*GIVEN PROBLEM:*
Without changing a character, return the entries, but not the images they hold.

[Dataset rows]

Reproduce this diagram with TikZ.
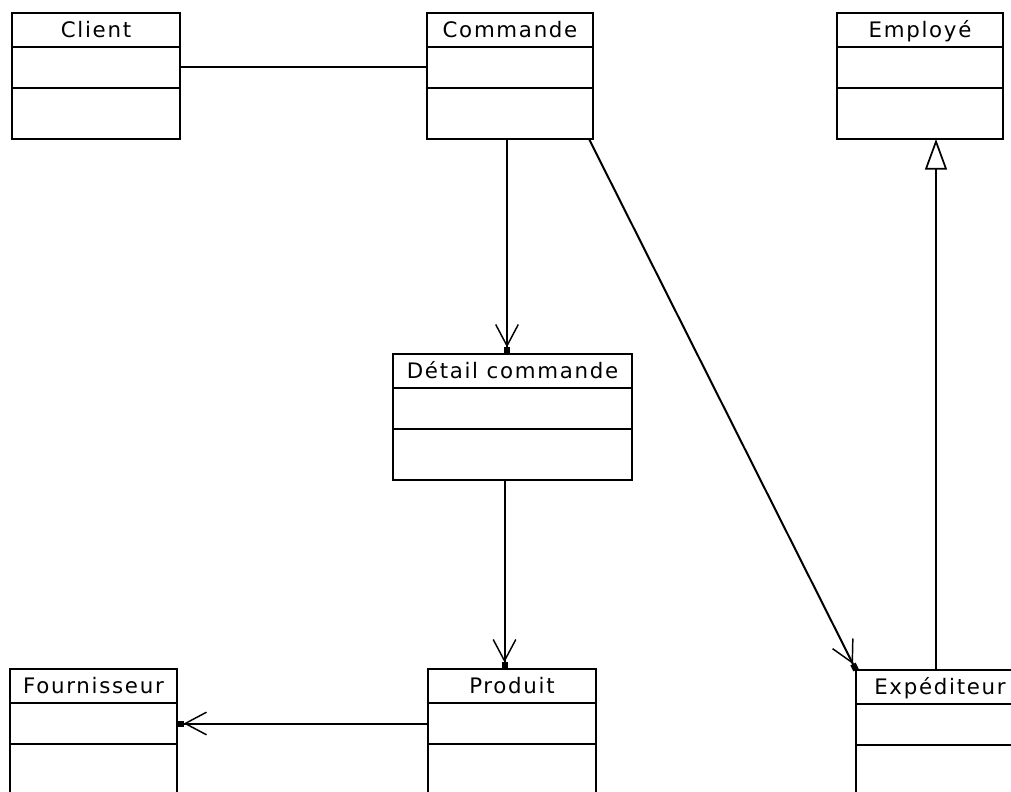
\documentclass[tikz,border=0pt]{standalone}
\usepackage{fontspec}
\setmainfont{DejaVu Sans}[LetterSpace = 8]
\usetikzlibrary{positioning}
\usetikzlibrary{calc}
\usetikzlibrary{arrows.meta}

\newcommand{\umlclass}[5]{%
	\node[clstitle, minimum width = #4*0.75pt, anchor = north west] (#1) at (#2, #3) {#5};%
	\node[clsbox, minimum width = #4*0.75pt, minimum height = 41*0.75pt, anchor = north] (#1-a) at (#1.south) {};%
	\node[clsbox, minimum width = #4*0.75pt, minimum height = 51*0.75pt, anchor = north] (#1-o) at (#1-a.south) {};%
}

\begin{document}
\begin{tikzpicture}[x = 0.75pt, y = -0.75pt,
	clsbox/.style = {draw, line width = 1.4pt, inner sep = 0pt, outer sep = 0pt},
	clstitle/.style = {clsbox, minimum height = 34*0.75pt, text height = 11.6pt, text depth = 0pt, font = \fontsize{16}{18}\selectfont},
	assoc/.style = {line width = 1.5pt},
	crowfoot/.style = {assoc, -{Straight Barb[length = 16pt, width = 17pt, line width = 1.1pt] Square[length = 5pt, width = 4.5pt]}},
	inherit/.style = {assoc, -{Triangle[open, length = 23pt, width = 16.5pt, line width = 1.3pt]}}]
	\useasboundingbox (0, 0) rectangle (1011, 792);
	\clip (0, 0) rectangle (1011, 792);
	\umlclass{client}{12}{13}{168}{Client}
	\umlclass{commande}{427}{13}{166}{Commande}
	\umlclass{employe}{837}{13}{166}{Employé}
	\umlclass{detail}{393}{354}{239}{Détail commande}
	\umlclass{fournisseur}{10}{669}{167}{Fournisseur}
	\umlclass{produit}{428}{669}{168}{Produit}
	\umlclass{expediteur}{856}{670}{168}{Expéditeur}
	\draw[assoc] (client-a.east) -- (commande-a.west);
	\draw[crowfoot] ($(commande-o.south)+(-3, 0)$) -- ($(commande-o.south |- detail.north)+(-3, 0)$);
	\draw[crowfoot] ($(commande-o.south east)+(-4, 0)$) -- (expediteur.north west);
	\draw[crowfoot] ($(detail-o.south)+(-8, 0)$) -- ($(detail-o.south |- produit.north)+(-8, 0)$);
	\draw[crowfoot] (produit-a.west) -- (fournisseur-a.east);
	\draw[inherit] ($(expediteur.north)+(-4, 0)$) -- ($(expediteur.north |- employe-o.south)+(-4, 0)$);
\end{tikzpicture}
\end{document}
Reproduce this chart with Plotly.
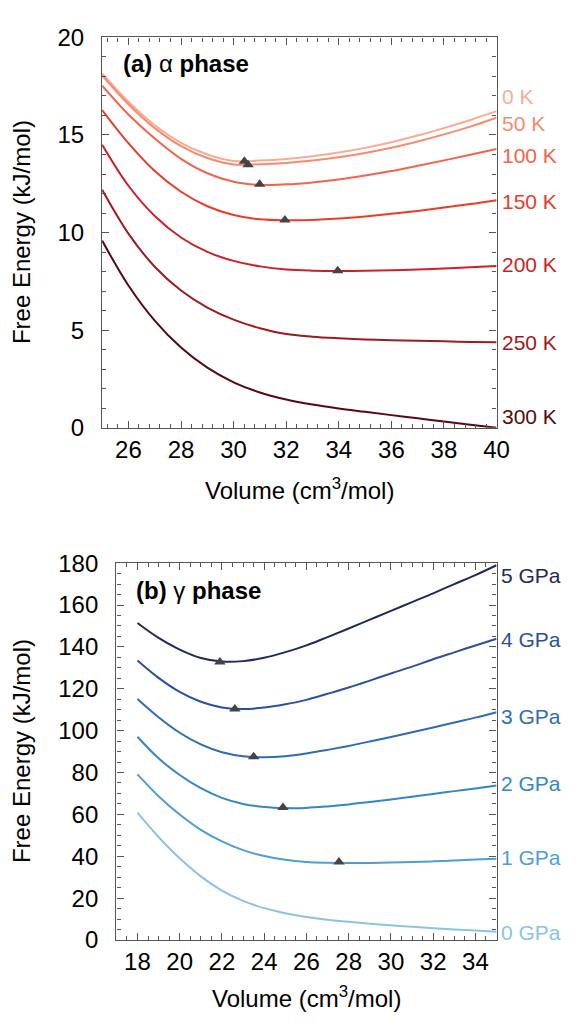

*ANSWER TO THE PROBLEM:*
Reproduce this diagram with TikZ.
\documentclass[tikz,border=0pt]{standalone}
\usepackage{fontspec}
\setmainfont{DejaVu Sans}[LetterSpace = 8]
\usetikzlibrary{positioning}
\usetikzlibrary{calc}
\usetikzlibrary{arrows.meta}

\newcommand{\umlclass}[5]{%
	\node[clstitle, minimum width = #4*0.75pt, anchor = north west] (#1) at (#2, #3) {#5};%
	\node[clsbox, minimum width = #4*0.75pt, minimum height = 41*0.75pt, anchor = north] (#1-a) at (#1.south) {};%
	\node[clsbox, minimum width = #4*0.75pt, minimum height = 51*0.75pt, anchor = north] (#1-o) at (#1-a.south) {};%
}

\begin{document}
\begin{tikzpicture}[x = 0.75pt, y = -0.75pt,
	clsbox/.style = {draw, line width = 1.4pt, inner sep = 0pt, outer sep = 0pt},
	clstitle/.style = {clsbox, minimum height = 34*0.75pt, text height = 11.6pt, text depth = 0pt, font = \fontsize{16}{18}\selectfont},
	assoc/.style = {line width = 1.5pt},
	crowfoot/.style = {assoc, -{Straight Barb[length = 16pt, width = 17pt, line width = 1.1pt] Square[length = 5pt, width = 4.5pt]}},
	inherit/.style = {assoc, -{Triangle[open, length = 23pt, width = 16.5pt, line width = 1.3pt]}}]
	\useasboundingbox (0, 0) rectangle (1011, 792);
	\clip (0, 0) rectangle (1011, 792);
	\umlclass{client}{12}{13}{168}{Client}
	\umlclass{commande}{427}{13}{166}{Commande}
	\umlclass{employe}{837}{13}{166}{Employé}
	\umlclass{detail}{393}{354}{239}{Détail commande}
	\umlclass{fournisseur}{10}{669}{167}{Fournisseur}
	\umlclass{produit}{428}{669}{168}{Produit}
	\umlclass{expediteur}{856}{670}{168}{Expéditeur}
	\draw[assoc] (client-a.east) -- (commande-a.west);
	\draw[crowfoot] ($(commande-o.south)+(-3, 0)$) -- ($(commande-o.south |- detail.north)+(-3, 0)$);
	\draw[crowfoot] ($(commande-o.south east)+(-4, 0)$) -- (expediteur.north west);
	\draw[crowfoot] ($(detail-o.south)+(-8, 0)$) -- ($(detail-o.south |- produit.north)+(-8, 0)$);
	\draw[crowfoot] (produit-a.west) -- (fournisseur-a.east);
	\draw[inherit] ($(expediteur.north)+(-4, 0)$) -- ($(expediteur.north |- employe-o.south)+(-4, 0)$);
\end{tikzpicture}
\end{document}
Reproduce this chart with Plotly.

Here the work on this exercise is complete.